> **Exercise instructions**:
Look through the records that follow. Copy every line containing the word "this".

> **Supplied material**:

☆ ☆ ☆ ☆

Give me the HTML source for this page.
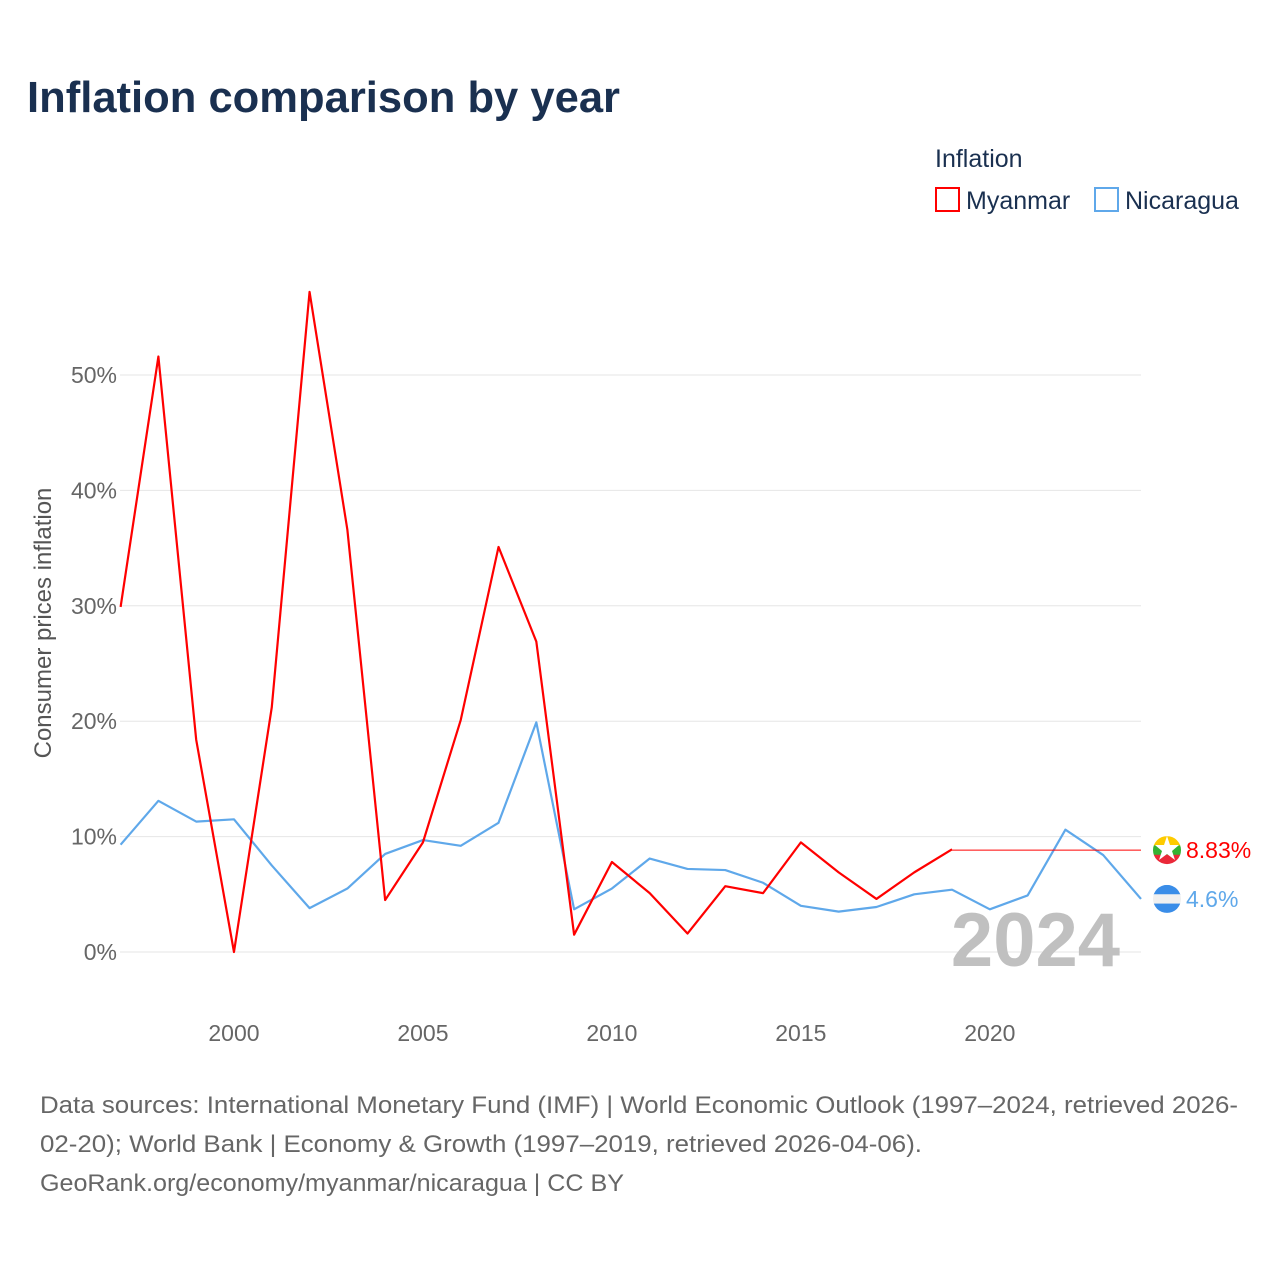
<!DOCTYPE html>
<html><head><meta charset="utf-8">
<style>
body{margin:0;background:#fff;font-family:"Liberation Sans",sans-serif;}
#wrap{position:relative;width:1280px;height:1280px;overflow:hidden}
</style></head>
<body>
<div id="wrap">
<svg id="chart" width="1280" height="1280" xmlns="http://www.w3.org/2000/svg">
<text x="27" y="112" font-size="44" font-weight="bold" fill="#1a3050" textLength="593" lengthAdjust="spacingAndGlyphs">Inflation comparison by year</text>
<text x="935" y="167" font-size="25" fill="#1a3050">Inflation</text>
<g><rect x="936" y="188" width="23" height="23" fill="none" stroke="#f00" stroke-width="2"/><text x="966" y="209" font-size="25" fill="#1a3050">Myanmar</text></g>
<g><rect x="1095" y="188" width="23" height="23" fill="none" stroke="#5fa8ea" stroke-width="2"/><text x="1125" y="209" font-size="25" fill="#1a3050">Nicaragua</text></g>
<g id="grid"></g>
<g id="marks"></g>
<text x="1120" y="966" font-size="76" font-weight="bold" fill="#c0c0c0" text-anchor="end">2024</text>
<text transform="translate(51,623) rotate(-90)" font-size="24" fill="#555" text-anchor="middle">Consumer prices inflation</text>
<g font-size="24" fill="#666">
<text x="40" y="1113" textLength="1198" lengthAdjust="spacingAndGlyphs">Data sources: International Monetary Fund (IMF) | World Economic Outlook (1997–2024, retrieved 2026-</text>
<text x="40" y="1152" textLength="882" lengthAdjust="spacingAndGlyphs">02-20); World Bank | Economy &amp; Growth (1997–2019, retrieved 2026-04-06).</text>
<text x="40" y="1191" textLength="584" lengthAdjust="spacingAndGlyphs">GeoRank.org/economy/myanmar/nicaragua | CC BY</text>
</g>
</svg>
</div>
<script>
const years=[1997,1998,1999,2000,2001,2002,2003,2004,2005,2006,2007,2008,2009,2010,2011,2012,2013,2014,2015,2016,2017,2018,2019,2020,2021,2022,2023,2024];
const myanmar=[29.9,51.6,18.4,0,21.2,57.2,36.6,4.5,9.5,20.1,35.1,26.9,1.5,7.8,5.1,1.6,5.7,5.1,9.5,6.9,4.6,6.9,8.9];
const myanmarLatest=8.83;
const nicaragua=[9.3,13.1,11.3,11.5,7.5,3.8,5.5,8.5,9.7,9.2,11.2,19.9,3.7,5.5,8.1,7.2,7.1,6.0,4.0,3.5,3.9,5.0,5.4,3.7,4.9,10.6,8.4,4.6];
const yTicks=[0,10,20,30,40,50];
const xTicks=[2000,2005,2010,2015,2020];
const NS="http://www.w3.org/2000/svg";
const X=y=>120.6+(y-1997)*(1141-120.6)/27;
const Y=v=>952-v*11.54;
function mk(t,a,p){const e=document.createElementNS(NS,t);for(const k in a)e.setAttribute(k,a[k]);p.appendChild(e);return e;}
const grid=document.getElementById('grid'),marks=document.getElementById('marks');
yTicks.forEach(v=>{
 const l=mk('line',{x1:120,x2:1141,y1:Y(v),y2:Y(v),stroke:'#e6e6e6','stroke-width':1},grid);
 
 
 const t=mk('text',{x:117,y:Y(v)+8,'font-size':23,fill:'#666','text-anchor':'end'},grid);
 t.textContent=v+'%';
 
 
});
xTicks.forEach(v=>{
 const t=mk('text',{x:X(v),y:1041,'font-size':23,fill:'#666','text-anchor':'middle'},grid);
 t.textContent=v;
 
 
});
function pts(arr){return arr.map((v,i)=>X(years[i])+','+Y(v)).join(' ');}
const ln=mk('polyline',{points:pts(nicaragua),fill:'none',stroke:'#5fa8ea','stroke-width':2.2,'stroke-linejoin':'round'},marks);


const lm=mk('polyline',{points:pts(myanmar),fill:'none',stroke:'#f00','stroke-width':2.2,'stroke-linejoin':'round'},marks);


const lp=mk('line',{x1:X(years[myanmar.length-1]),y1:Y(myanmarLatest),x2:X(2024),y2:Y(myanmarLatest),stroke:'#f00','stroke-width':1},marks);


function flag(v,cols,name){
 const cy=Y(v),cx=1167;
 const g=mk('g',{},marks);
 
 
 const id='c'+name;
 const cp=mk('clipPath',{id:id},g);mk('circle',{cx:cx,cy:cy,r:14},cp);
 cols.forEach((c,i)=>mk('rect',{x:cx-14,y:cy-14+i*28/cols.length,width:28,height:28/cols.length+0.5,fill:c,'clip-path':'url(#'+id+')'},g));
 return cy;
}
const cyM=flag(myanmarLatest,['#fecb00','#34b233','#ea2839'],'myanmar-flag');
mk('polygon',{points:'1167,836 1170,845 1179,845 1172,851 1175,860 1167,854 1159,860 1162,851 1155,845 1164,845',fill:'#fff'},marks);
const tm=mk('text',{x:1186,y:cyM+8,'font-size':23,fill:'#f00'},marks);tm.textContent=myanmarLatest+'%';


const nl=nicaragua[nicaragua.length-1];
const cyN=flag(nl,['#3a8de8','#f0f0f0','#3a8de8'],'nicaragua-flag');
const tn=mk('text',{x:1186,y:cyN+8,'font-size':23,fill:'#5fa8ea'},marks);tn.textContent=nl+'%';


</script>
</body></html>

☆ ☆ ☆ ☆

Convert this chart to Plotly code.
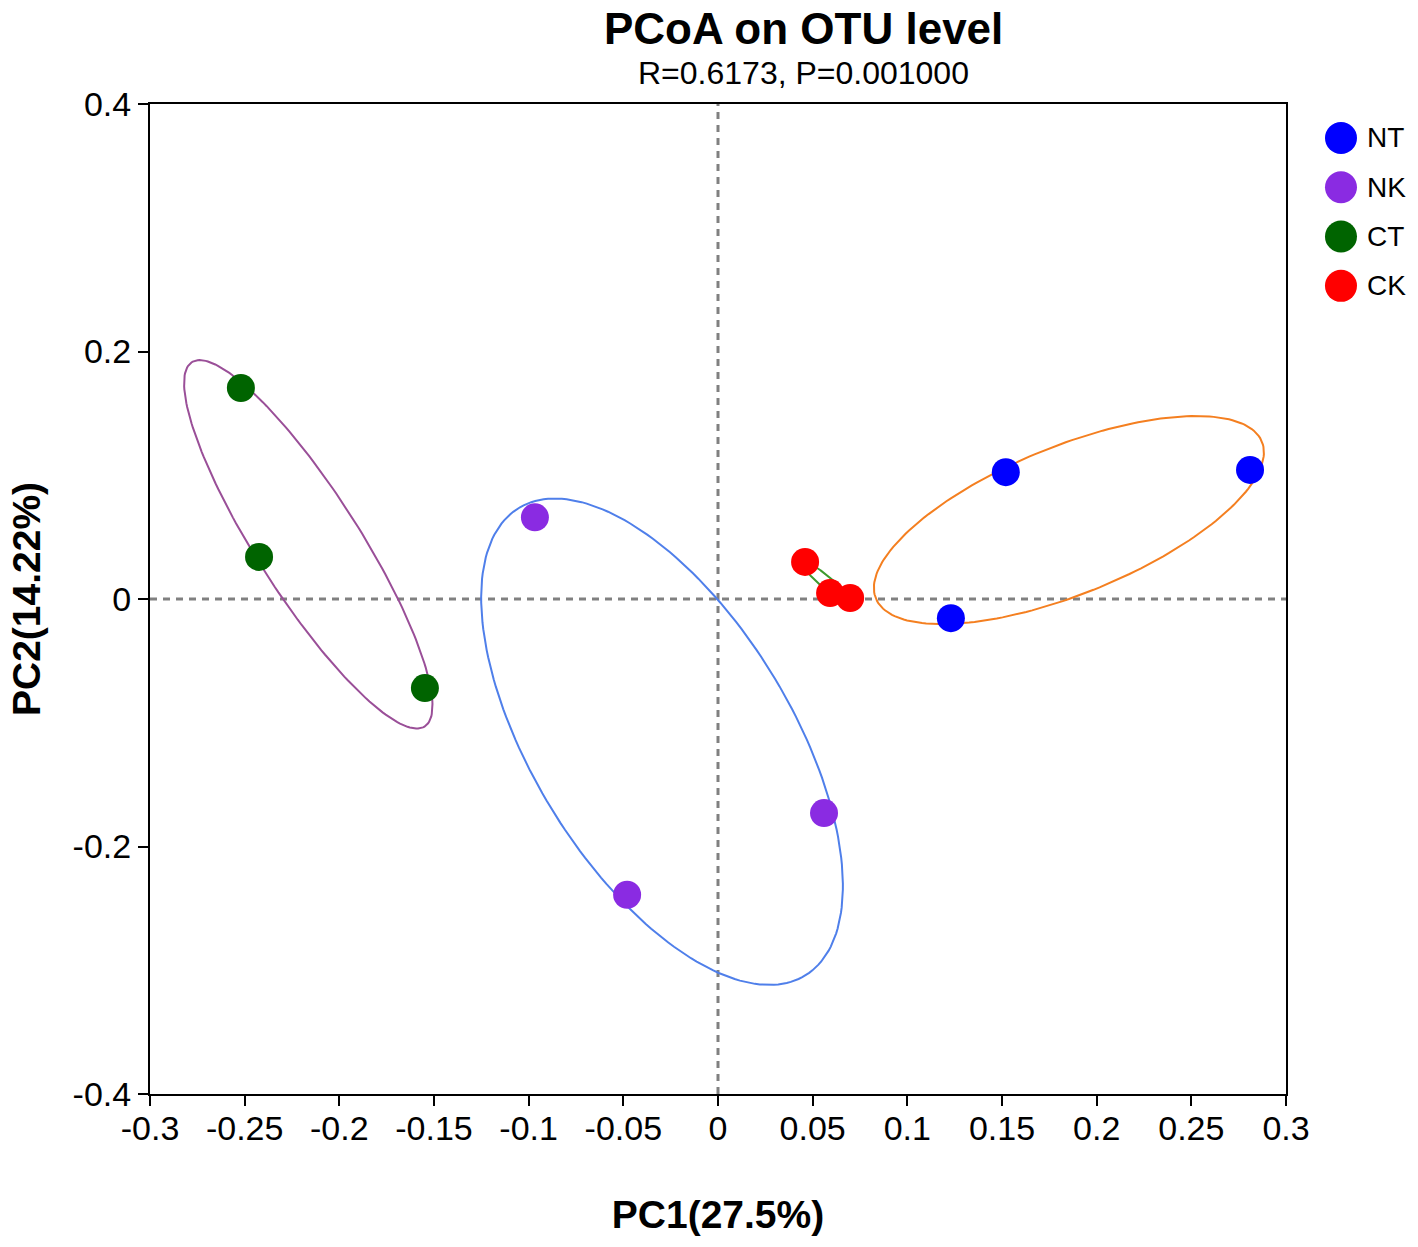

☆ ☆ ☆ ☆

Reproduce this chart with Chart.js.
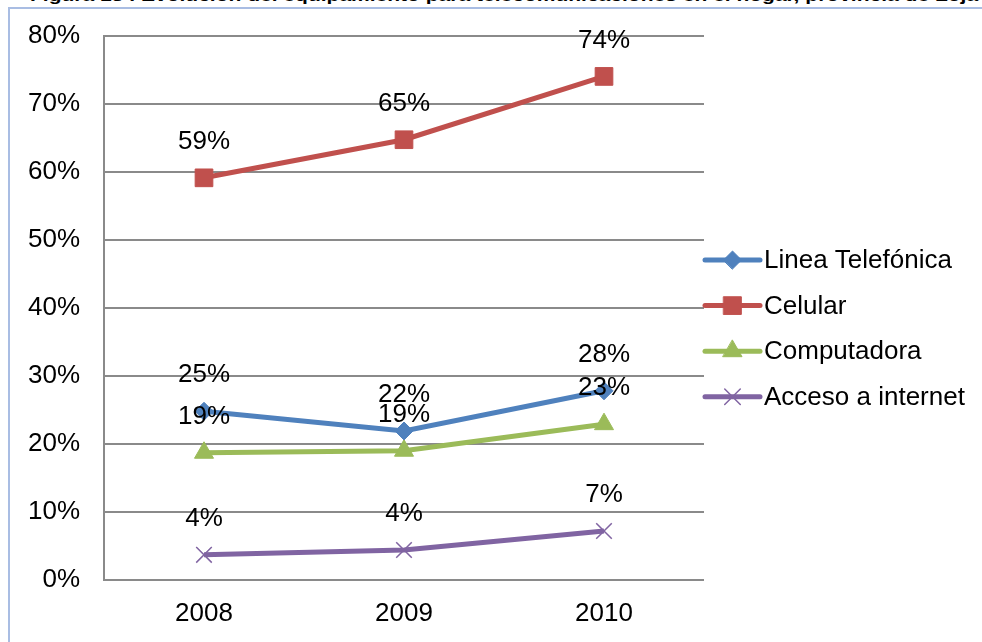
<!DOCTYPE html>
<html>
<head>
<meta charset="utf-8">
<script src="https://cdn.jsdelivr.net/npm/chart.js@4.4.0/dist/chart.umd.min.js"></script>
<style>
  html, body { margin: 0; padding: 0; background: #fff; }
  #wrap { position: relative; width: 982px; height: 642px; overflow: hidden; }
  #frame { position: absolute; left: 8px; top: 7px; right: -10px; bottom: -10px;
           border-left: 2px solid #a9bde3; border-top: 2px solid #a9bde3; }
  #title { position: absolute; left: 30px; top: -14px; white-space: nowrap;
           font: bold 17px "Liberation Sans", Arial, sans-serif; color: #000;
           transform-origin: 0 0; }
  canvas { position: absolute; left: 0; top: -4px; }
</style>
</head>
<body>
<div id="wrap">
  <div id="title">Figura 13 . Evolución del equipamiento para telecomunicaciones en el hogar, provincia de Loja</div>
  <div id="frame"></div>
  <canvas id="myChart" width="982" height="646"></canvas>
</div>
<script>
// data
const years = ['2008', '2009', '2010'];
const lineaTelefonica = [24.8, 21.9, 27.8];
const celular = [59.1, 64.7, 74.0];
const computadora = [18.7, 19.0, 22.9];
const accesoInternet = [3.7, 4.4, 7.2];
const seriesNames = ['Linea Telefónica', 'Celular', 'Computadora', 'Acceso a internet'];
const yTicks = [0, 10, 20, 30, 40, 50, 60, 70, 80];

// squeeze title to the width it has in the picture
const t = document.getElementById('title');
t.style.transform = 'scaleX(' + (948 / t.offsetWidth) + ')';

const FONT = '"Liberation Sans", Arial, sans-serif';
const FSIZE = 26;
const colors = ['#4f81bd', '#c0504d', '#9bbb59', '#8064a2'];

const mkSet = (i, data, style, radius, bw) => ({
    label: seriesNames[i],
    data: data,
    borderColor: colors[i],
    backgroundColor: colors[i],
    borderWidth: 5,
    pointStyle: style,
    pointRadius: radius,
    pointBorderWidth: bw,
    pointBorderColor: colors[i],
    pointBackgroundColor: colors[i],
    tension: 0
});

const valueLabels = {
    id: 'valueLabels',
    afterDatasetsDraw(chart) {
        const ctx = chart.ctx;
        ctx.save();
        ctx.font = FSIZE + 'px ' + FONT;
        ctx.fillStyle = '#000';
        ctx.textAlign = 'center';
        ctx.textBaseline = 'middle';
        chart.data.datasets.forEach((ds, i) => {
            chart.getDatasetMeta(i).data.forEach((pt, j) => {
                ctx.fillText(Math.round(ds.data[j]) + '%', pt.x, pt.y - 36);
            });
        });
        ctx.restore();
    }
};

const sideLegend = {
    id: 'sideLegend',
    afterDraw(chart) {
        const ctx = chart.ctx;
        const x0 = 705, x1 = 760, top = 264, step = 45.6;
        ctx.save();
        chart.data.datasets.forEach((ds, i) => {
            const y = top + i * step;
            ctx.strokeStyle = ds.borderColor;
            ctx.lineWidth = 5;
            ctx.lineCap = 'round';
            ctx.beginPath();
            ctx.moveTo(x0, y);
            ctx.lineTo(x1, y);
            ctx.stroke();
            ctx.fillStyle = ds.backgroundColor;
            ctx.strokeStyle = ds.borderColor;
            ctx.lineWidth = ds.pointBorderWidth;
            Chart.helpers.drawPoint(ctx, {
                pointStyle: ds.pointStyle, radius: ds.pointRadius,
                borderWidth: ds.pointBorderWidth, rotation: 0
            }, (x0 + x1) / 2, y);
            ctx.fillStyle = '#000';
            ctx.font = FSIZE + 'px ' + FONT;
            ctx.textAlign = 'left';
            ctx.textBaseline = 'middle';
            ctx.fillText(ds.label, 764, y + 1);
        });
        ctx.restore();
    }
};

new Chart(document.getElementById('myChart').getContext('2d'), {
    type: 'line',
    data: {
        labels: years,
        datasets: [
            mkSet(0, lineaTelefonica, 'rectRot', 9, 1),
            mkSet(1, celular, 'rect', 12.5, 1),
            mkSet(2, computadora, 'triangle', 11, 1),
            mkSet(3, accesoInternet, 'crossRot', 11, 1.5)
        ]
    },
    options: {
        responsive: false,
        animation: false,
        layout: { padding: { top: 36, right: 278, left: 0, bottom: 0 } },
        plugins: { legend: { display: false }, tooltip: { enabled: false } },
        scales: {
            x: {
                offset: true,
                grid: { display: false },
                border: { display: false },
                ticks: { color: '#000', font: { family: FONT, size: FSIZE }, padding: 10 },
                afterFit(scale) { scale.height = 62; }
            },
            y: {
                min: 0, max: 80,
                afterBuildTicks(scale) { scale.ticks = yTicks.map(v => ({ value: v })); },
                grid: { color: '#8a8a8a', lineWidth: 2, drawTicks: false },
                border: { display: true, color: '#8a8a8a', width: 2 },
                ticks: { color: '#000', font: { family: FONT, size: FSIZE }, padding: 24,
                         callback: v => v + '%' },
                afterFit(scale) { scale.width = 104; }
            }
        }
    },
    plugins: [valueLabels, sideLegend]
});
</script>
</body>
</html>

☆ ☆ ☆ ☆

> **Task response**:
Give me the HTML source for this page.
Convert this chart to Plotly code.
Reproduce this chart with Chart.js.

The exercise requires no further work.